Colorado Catholicism

By Thomas J. Noel

CHRIST ON THE MOUNTAIN (1975)

As Jefferson County subdivisions began to climb the foothills during the 1970s, Archbishop Casey recognized the need for another parish in western Lakewood.

Richard B. Ling, appointed founding pastor on July 1, 1975, determined to make Christ on the Mountain an "open church," a post-Vatican II parish where the laity accepted full responsibilities. Parishioner Joyce Frink won the contest to name the church, which was planned and developed with lay input. Father Ling held the first Mass in Green Mountain High School on July 19, 1975, while he and the membership began working on their dream parish.

Hoping to translate the aspiration of a post-Vatican II church into architectural reality, Father Ling and the Parish Profile Committee hired Denver architect Paul Foster, a graduate of Regis College and the University of California at Berkeley architectural school, to design a different kind of church. Speaking of the controversial result in 1987, Foster recollected:

Father Ling, an outstanding liturgist, wanted to model Christ on the Mountain on the simpler earlier church. He asked me to simplify the symbolism in a "nonchurchy" church, which could serve many different functions. So we designed a box with poured-in-place concrete for a base and a wood frame and a textured, tawny-colored precast concrete panel superstructure. Inside, we used movable couches instead of pews. Harkening back to the early church, we designed a entry baptistry large enough for total immersion.

This boxy, brown church on the grassy eastern slope of Green Mountain greets visitors with the sound of running water. That happy splashing bubbles out of a copper tube fountain in its three-foot deep baptismal pool, which parish wits labeled Ling's Lagoon. Inside, the exposed redwood ceiling beams and the wrought iron sculptured stations of the cross are among the few embellishments. The movable altar platform and lectern are in the center of the hall, so parishioners look at each other as well as at the service. Underneath the church, a full basement contains a kitchen, a large multi-purpose hall, classrooms, and conference rooms.

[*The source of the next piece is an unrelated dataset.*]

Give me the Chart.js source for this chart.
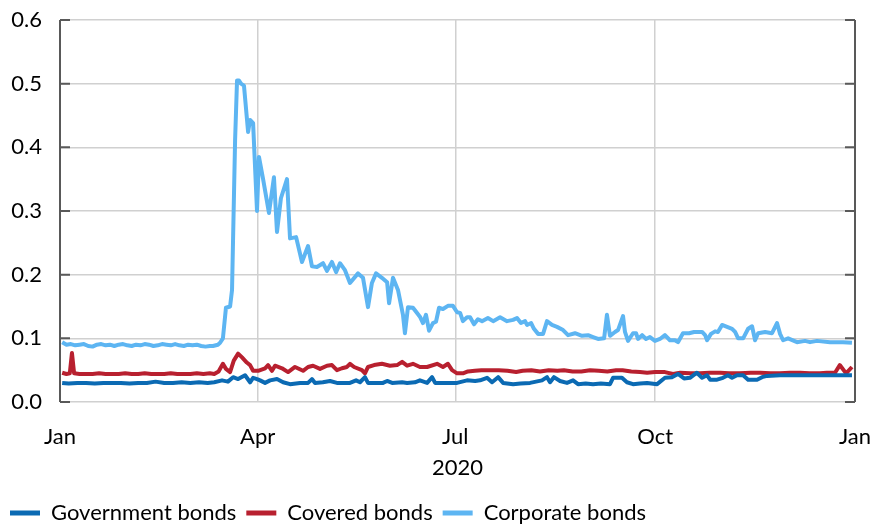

After the church was dedicated October 28, 1978, on its seven-acre site, the parish bought a house at 12461 West Dakota Drive in September 1979, for use as a rectory and parish office. John F. X. Burton, SJ, who became the second pastor of Christ on the Mountain in 1982, reports:

The volunteerism of this parish is outstanding. Over 40 percent are active in one way or another. With over 500 parish families, we put this structure to many uses, ranging from our donut Sundays to parish dances, from our Family Life Ministry programs to religious ed[ucation] classes, from exercise classes to the Knights of Columbus Mothers' Day pancake breakfasts.

The future of the parish is bright with promise, as the number of families increases, as new responses to people's needs become reality, as the parish strives to remain faithful to being an "open church."